━━━━━ WORKING DATA ━━━━━
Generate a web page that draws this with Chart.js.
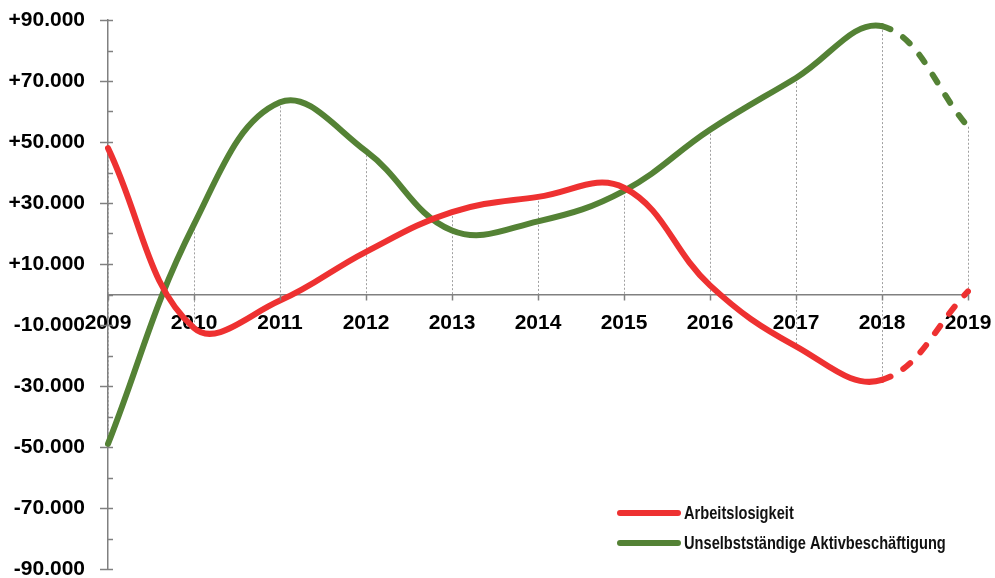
<!DOCTYPE html>
<html lang="de">
<head>
    <meta charset="UTF-8">
    <style>
        body { margin: 0; background: #fff; }
    </style>
</head>

<body>
<script src="https://cdn.jsdelivr.net/npm/chart.js@4/dist/chart.umd.min.js"></script>
<canvas id="line-chart" width="995" height="578"></canvas>
<script>

    // Veränderung zum Vorjahr
    var years = ['2009', '2010', '2011', '2012', '2013', '2014', '2015', '2016', '2017', '2018', '2019']
    var arbeitslosigkeit = [48000, -11000, -2000, 14000, 27000, 32000, 35000, 3000, -17000, -28000, 1000]
    var aktivbeschaeftigung = [-49000, 23000, 63000, 47000, 21000, 24000, 34000, 54000, 71000, 88000, 55000]
    var labelledTicks = [90000, 70000, 50000, 30000, 10000, -10000, -30000, -50000, -70000, -90000]

    var red = '#EE3131'
    var green = '#548235'
    var axisGrey = '#808080'

    function fmt(v) {
        var s = Math.abs(v).toString().replace(/\B(?=(\d{3})+(?!\d))/g, '.')
        return (v > 0 ? '+' : '-') + s
    }

    // dashed forecast segment 2018 -> 2019
    var lastDash = function (ctx) {
        return ctx.p0DataIndex === years.length - 2 ? [9, 15] : undefined
    }

    function line(c, x1, y1, x2, y2) {
        c.beginPath()
        c.moveTo(x1, y1)
        c.lineTo(x2, y2)
        c.stroke()
    }

    var extras = {
        id: 'extras',
        // vertical dotted lines spanning both series and the zero line
        beforeDatasetsDraw: function (chart) {
            var c = chart.ctx, x = chart.scales.x, y = chart.scales.y
            c.save()
            c.strokeStyle = '#A0A0A0'
            c.lineWidth = 1
            c.setLineDash([2, 2])
            years.forEach(function (yr, i) {
                var vals = [0, arbeitslosigkeit[i], aktivbeschaeftigung[i]]
                var px = Math.round(x.getPixelForValue(i)) + 0.5
                line(c, px, y.getPixelForValue(Math.max.apply(null, vals)), px, y.getPixelForValue(Math.min.apply(null, vals)))
            })
            c.restore()
        },
        afterDraw: function (chart) {
            var c = chart.ctx, x = chart.scales.x, y = chart.scales.y
            c.save()
            c.strokeStyle = axisGrey
            c.lineWidth = 1.5
            // y ticks: labelled ones cross the axis, the others only point inwards
            y.ticks.forEach(function (t) {
                var py = Math.round(y.getPixelForValue(t.value)) + 0.5
                var from = labelledTicks.indexOf(t.value) >= 0 ? y.right - 8 : y.right
                line(c, from, py, y.right + 5, py)
            })
            // x ticks below the zero line
            var zero = y.getPixelForValue(0)
            years.forEach(function (yr, i) {
                var px = Math.round(x.getPixelForValue(i)) + 0.5
                line(c, px, zero, px, zero + 6)
            })
            // legend bottom right (condensed text)
            var items = [['Arbeitslosigkeit', red, 513], ['Unselbstständige Aktivbeschäftigung', green, 543]]
            c.lineCap = 'round'
            c.lineWidth = 6
            items.forEach(function (it) {
                c.strokeStyle = it[1]
                line(c, 620, it[2], 678, it[2])
                c.save()
                c.translate(684, it[2] + 1)
                c.scale(0.77, 1)
                c.font = 'bold 19px "Liberation Sans"'
                c.textBaseline = 'middle'
                c.fillStyle = '#111'
                c.fillText(it[0], 0, 0)
                c.restore()
            })
            c.restore()
        }
    }

    new Chart(document.getElementById('line-chart'), {
        type: 'line',
        data: {
            labels: years,
            datasets: [
                {
                    label: 'Arbeitslosigkeit',
                    data: arbeitslosigkeit,
                    borderColor: red,
                    backgroundColor: red,
                    borderWidth: 6,
                    borderCapStyle: 'round',
                    pointRadius: 0,
                    tension: 0.4,
                    segment: { borderDash: lastDash }
                },
                {
                    label: 'Unselbstständige Aktivbeschäftigung',
                    data: aktivbeschaeftigung,
                    borderColor: green,
                    backgroundColor: green,
                    borderWidth: 6,
                    borderCapStyle: 'round',
                    pointRadius: 0,
                    tension: 0.4,
                    segment: { borderDash: lastDash }
                }
            ]
        },
        plugins: [extras],
        options: {
            responsive: false,
            animation: false,
            layout: { padding: { top: 20, right: 27, bottom: 9, left: 0 } },
            plugins: {
                legend: { display: false },
                tooltip: { enabled: false }
            },
            scales: {
                x: {
                    position: { y: 0 },
                    offset: false,
                    grid: { drawOnChartArea: false, tickLength: 16, tickColor: 'rgba(0,0,0,0)' },
                    border: { color: axisGrey, width: 1.5 },
                    ticks: {
                        autoSkip: false, maxRotation: 0, padding: 0, color: '#000',
                        font: { family: 'Liberation Sans', size: 21, weight: 'bold' }
                    }
                },
                y: {
                    min: -90000,
                    max: 90000,
                    afterFit: function (s) { s.width = 108 },
                    grid: { drawOnChartArea: false, tickLength: 23, tickColor: 'rgba(0,0,0,0)' },
                    border: { color: axisGrey, width: 1.5 },
                    ticks: {
                        stepSize: 10000, padding: 0, color: '#000',
                        font: { family: 'Liberation Sans', size: 21, weight: 'bold', lineHeight: 0.8 },
                        callback: function (v) { return labelledTicks.indexOf(v) >= 0 ? fmt(v) : '' }
                    }
                }
            }
        }
    });
</script>

</body>

</html>
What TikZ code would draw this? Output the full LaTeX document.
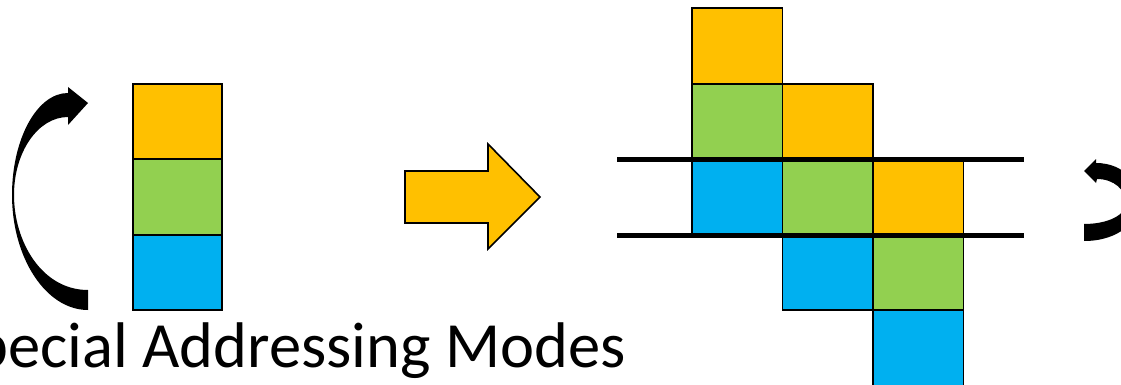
━━━━━
** WRITTEN INSTRUCTION **
Print all of the records shown above exactly, leaving out each picture.

** RESULT BELOW **
Generate a web page that draws this with Chart.js.
<!DOCTYPE html>
<html lang="de">
<head>
    <meta charset="UTF-8">
    <style>
        body { margin: 0; background: #fff; }
    </style>
</head>

<body>
<script src="https://cdn.jsdelivr.net/npm/chart.js@4/dist/chart.umd.min.js"></script>
<canvas id="line-chart" width="995" height="578"></canvas>
<script>

    // Veränderung zum Vorjahr
    var years = ['2009', '2010', '2011', '2012', '2013', '2014', '2015', '2016', '2017', '2018', '2019']
    var arbeitslosigkeit = [48000, -11000, -2000, 14000, 27000, 32000, 35000, 3000, -17000, -28000, 1000]
    var aktivbeschaeftigung = [-49000, 23000, 63000, 47000, 21000, 24000, 34000, 54000, 71000, 88000, 55000]
    var labelledTicks = [90000, 70000, 50000, 30000, 10000, -10000, -30000, -50000, -70000, -90000]

    var red = '#EE3131'
    var green = '#548235'
    var axisGrey = '#808080'

    function fmt(v) {
        var s = Math.abs(v).toString().replace(/\B(?=(\d{3})+(?!\d))/g, '.')
        return (v > 0 ? '+' : '-') + s
    }

    // dashed forecast segment 2018 -> 2019
    var lastDash = function (ctx) {
        return ctx.p0DataIndex === years.length - 2 ? [9, 15] : undefined
    }

    function line(c, x1, y1, x2, y2) {
        c.beginPath()
        c.moveTo(x1, y1)
        c.lineTo(x2, y2)
        c.stroke()
    }

    var extras = {
        id: 'extras',
        // vertical dotted lines spanning both series and the zero line
        beforeDatasetsDraw: function (chart) {
            var c = chart.ctx, x = chart.scales.x, y = chart.scales.y
            c.save()
            c.strokeStyle = '#A0A0A0'
            c.lineWidth = 1
            c.setLineDash([2, 2])
            years.forEach(function (yr, i) {
                var vals = [0, arbeitslosigkeit[i], aktivbeschaeftigung[i]]
                var px = Math.round(x.getPixelForValue(i)) + 0.5
                line(c, px, y.getPixelForValue(Math.max.apply(null, vals)), px, y.getPixelForValue(Math.min.apply(null, vals)))
            })
            c.restore()
        },
        afterDraw: function (chart) {
            var c = chart.ctx, x = chart.scales.x, y = chart.scales.y
            c.save()
            c.strokeStyle = axisGrey
            c.lineWidth = 1.5
            // y ticks: labelled ones cross the axis, the others only point inwards
            y.ticks.forEach(function (t) {
                var py = Math.round(y.getPixelForValue(t.value)) + 0.5
                var from = labelledTicks.indexOf(t.value) >= 0 ? y.right - 8 : y.right
                line(c, from, py, y.right + 5, py)
            })
            // x ticks below the zero line
            var zero = y.getPixelForValue(0)
            years.forEach(function (yr, i) {
                var px = Math.round(x.getPixelForValue(i)) + 0.5
                line(c, px, zero, px, zero + 6)
            })
            // legend bottom right (condensed text)
            var items = [['Arbeitslosigkeit', red, 513], ['Unselbstständige Aktivbeschäftigung', green, 543]]
            c.lineCap = 'round'
            c.lineWidth = 6
            items.forEach(function (it) {
                c.strokeStyle = it[1]
                line(c, 620, it[2], 678, it[2])
                c.save()
                c.translate(684, it[2] + 1)
                c.scale(0.77, 1)
                c.font = 'bold 19px "Liberation Sans"'
                c.textBaseline = 'middle'
                c.fillStyle = '#111'
                c.fillText(it[0], 0, 0)
                c.restore()
            })
            c.restore()
        }
    }

    new Chart(document.getElementById('line-chart'), {
        type: 'line',
        data: {
            labels: years,
            datasets: [
                {
                    label: 'Arbeitslosigkeit',
                    data: arbeitslosigkeit,
                    borderColor: red,
                    backgroundColor: red,
                    borderWidth: 6,
                    borderCapStyle: 'round',
                    pointRadius: 0,
                    tension: 0.4,
                    segment: { borderDash: lastDash }
                },
                {
                    label: 'Unselbstständige Aktivbeschäftigung',
                    data: aktivbeschaeftigung,
                    borderColor: green,
                    backgroundColor: green,
                    borderWidth: 6,
                    borderCapStyle: 'round',
                    pointRadius: 0,
                    tension: 0.4,
                    segment: { borderDash: lastDash }
                }
            ]
        },
        plugins: [extras],
        options: {
            responsive: false,
            animation: false,
            layout: { padding: { top: 20, right: 27, bottom: 9, left: 0 } },
            plugins: {
                legend: { display: false },
                tooltip: { enabled: false }
            },
            scales: {
                x: {
                    position: { y: 0 },
                    offset: false,
                    grid: { drawOnChartArea: false, tickLength: 16, tickColor: 'rgba(0,0,0,0)' },
                    border: { color: axisGrey, width: 1.5 },
                    ticks: {
                        autoSkip: false, maxRotation: 0, padding: 0, color: '#000',
                        font: { family: 'Liberation Sans', size: 21, weight: 'bold' }
                    }
                },
                y: {
                    min: -90000,
                    max: 90000,
                    afterFit: function (s) { s.width = 108 },
                    grid: { drawOnChartArea: false, tickLength: 23, tickColor: 'rgba(0,0,0,0)' },
                    border: { color: axisGrey, width: 1.5 },
                    ticks: {
                        stepSize: 10000, padding: 0, color: '#000',
                        font: { family: 'Liberation Sans', size: 21, weight: 'bold', lineHeight: 0.8 },
                        callback: function (v) { return labelledTicks.indexOf(v) >= 0 ? fmt(v) : '' }
                    }
                }
            }
        }
    });
</script>

</body>

</html>
What TikZ code would draw this? Output the full LaTeX document.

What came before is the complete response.